# [Description of the task]
Look through the material below. Copy every line with the string "seaborn" in it.

# [Data to process]
'''

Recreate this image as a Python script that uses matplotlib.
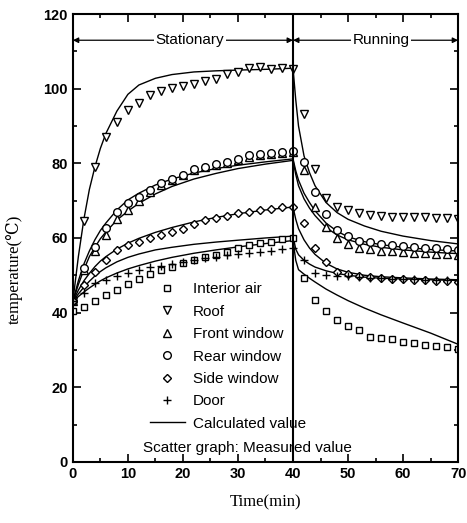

'''
'''

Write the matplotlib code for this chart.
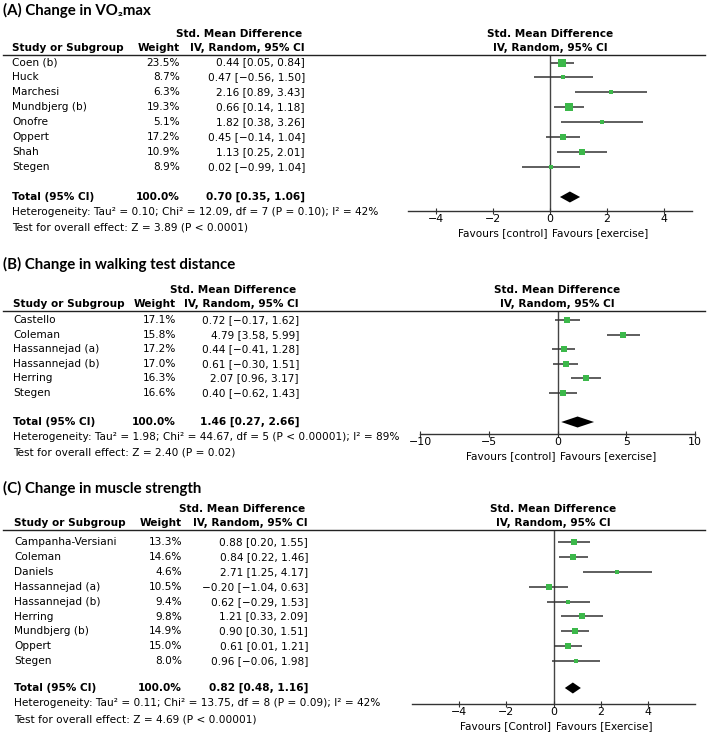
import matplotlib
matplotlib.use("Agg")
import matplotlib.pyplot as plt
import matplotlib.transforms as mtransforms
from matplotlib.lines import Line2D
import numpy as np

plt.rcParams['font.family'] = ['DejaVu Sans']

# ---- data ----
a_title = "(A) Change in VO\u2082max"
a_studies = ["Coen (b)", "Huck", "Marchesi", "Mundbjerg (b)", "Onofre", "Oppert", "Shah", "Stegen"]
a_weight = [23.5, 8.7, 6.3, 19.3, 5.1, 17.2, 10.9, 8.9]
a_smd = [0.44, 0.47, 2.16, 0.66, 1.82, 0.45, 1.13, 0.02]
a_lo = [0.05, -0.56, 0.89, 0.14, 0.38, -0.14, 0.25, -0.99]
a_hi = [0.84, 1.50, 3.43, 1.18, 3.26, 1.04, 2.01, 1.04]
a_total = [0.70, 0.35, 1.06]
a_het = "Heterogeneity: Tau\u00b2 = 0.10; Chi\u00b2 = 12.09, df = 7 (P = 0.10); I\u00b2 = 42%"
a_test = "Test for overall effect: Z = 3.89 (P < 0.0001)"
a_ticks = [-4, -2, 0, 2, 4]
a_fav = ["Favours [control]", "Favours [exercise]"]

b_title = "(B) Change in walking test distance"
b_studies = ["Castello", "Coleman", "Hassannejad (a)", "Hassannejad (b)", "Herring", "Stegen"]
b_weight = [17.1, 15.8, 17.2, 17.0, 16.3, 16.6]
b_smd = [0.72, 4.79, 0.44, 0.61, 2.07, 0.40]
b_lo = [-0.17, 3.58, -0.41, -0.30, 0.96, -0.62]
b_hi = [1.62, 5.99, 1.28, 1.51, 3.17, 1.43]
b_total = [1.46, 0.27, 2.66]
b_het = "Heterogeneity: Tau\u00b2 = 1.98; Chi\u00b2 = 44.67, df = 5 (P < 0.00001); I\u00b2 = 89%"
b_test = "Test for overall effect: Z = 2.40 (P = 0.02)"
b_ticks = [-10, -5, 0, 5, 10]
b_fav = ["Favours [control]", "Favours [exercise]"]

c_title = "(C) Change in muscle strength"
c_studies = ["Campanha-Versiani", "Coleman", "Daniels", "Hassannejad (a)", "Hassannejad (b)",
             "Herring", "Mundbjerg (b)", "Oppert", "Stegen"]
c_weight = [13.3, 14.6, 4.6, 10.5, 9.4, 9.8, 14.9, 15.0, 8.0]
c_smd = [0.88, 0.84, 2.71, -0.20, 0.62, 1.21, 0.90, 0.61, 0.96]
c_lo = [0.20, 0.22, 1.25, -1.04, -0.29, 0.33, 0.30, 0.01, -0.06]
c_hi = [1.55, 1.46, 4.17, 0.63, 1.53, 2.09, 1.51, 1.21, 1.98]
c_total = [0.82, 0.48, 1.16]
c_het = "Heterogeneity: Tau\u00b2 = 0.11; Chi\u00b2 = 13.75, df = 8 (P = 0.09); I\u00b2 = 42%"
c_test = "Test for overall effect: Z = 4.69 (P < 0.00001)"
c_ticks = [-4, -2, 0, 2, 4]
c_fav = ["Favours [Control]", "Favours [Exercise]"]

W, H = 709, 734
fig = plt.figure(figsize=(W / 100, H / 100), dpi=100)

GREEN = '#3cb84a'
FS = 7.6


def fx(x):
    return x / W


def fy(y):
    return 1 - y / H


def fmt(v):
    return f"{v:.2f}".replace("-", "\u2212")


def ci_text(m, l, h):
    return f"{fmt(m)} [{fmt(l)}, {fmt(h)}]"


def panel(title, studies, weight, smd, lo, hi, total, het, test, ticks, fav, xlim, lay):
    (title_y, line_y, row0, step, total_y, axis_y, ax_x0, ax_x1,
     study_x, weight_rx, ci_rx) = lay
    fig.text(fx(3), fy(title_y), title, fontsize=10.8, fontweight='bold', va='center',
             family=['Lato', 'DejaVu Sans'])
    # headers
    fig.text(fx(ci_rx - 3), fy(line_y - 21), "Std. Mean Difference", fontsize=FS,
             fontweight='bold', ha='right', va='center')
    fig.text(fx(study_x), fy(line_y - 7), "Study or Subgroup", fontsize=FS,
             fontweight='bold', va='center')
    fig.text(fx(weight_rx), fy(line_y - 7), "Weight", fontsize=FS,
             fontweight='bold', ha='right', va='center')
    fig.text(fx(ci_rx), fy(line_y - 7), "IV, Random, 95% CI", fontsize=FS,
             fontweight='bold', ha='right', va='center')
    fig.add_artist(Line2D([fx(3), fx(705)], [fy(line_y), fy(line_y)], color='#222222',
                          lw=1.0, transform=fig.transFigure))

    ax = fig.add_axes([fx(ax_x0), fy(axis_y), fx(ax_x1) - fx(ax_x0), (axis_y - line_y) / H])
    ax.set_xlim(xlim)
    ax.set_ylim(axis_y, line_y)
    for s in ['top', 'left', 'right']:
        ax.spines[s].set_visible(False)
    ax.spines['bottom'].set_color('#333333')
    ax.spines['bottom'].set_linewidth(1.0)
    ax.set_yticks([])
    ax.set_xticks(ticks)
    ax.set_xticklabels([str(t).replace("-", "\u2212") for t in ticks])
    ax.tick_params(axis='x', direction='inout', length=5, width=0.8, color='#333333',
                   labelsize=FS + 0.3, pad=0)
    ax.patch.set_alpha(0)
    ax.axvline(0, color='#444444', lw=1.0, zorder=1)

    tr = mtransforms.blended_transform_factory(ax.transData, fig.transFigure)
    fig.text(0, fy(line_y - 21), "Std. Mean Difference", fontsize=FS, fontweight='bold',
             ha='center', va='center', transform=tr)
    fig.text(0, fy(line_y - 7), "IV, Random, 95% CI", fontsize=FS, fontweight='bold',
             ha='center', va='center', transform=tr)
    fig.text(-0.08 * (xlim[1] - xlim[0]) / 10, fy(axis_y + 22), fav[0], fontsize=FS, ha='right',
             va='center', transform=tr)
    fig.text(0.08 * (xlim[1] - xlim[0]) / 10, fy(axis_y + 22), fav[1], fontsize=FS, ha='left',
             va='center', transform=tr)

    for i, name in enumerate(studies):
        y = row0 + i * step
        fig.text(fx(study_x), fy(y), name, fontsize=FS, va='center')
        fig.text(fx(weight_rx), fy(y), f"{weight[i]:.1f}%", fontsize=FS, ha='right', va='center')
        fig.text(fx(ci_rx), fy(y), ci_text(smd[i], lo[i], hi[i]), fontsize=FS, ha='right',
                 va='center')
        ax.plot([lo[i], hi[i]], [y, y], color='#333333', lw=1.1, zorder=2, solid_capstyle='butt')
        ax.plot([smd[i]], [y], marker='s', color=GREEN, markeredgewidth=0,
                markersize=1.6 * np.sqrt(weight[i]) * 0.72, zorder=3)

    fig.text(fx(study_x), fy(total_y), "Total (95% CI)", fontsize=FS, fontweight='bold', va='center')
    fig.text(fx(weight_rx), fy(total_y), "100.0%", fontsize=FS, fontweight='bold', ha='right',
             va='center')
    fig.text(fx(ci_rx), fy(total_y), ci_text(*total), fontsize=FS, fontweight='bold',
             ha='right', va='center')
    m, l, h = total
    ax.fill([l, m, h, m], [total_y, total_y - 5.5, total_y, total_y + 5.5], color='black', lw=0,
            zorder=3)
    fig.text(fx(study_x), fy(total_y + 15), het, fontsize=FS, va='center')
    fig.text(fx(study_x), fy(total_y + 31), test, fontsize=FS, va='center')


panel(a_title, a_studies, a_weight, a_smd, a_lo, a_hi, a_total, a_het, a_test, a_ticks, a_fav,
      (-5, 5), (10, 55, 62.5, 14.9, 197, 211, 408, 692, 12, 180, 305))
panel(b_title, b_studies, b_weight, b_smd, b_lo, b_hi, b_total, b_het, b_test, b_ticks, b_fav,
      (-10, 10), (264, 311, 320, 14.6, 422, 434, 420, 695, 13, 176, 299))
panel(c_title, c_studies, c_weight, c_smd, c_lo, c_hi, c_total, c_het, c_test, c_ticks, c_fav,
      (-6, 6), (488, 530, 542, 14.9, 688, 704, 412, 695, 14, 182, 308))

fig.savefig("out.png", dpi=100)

'''
'''

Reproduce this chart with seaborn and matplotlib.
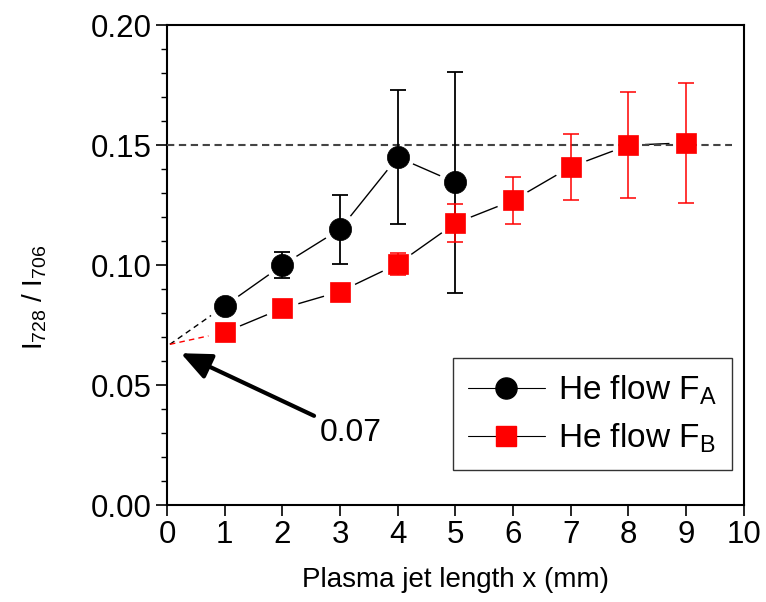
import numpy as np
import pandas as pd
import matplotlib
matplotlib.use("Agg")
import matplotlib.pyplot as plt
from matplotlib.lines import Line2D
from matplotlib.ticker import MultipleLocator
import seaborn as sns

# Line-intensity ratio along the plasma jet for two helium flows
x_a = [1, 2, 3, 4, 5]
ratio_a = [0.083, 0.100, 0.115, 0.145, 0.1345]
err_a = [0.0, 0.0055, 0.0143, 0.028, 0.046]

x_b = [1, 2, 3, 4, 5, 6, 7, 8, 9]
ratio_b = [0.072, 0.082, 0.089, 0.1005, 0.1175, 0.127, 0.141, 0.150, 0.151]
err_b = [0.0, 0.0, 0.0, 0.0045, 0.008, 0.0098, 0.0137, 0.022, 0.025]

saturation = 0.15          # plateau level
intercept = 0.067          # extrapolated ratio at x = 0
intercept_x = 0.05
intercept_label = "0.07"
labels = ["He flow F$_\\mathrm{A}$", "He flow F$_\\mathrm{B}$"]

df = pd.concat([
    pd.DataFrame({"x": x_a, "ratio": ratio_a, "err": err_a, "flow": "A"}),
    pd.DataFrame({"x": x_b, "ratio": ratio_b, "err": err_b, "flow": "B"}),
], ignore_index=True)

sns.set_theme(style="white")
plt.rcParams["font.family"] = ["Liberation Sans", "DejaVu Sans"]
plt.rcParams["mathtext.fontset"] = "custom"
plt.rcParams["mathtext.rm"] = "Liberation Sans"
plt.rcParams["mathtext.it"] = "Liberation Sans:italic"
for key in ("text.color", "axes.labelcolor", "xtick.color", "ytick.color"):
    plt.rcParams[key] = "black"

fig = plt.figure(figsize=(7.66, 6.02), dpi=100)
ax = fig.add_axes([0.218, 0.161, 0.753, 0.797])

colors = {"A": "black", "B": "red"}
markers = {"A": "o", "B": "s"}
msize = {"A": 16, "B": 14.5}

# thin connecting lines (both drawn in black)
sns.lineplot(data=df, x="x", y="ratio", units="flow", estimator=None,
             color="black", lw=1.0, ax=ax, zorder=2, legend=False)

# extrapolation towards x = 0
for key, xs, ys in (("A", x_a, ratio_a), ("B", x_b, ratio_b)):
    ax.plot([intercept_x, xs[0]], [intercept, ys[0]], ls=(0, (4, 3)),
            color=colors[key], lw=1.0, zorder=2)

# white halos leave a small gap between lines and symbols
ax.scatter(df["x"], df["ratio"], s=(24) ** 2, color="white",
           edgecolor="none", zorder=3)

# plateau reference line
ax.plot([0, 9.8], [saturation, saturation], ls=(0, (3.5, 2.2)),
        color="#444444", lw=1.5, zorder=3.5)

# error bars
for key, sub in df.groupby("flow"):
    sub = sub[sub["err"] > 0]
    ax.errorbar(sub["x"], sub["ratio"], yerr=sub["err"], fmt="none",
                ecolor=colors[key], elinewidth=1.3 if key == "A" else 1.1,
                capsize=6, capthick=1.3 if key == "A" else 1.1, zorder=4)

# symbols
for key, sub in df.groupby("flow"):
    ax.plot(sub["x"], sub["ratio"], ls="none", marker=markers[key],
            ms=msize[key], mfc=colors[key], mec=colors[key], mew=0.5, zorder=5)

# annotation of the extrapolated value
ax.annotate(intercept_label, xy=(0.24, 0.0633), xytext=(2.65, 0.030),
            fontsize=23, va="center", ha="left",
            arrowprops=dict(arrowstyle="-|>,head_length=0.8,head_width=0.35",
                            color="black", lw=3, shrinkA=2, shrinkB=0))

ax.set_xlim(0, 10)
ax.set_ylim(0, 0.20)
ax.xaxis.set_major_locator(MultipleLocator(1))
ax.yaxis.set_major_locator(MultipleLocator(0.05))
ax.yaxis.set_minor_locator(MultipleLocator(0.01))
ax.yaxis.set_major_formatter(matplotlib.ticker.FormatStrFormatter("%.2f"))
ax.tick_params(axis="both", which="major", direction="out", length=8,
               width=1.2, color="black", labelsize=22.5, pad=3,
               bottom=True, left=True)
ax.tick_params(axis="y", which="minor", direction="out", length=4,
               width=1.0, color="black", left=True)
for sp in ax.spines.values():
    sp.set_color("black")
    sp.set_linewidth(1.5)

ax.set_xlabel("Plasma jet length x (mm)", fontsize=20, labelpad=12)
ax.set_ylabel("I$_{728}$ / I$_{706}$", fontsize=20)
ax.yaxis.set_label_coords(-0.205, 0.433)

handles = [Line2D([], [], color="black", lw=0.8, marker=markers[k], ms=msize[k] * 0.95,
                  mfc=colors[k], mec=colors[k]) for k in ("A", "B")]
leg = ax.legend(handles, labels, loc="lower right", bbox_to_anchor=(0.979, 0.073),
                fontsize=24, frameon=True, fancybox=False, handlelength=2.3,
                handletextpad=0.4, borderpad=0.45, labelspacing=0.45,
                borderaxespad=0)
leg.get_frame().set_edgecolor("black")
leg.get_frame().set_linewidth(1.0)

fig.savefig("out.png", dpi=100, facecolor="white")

'''

# [Solution for this exercise]
Reproduce this chart with seaborn and matplotlib.
import seaborn as sns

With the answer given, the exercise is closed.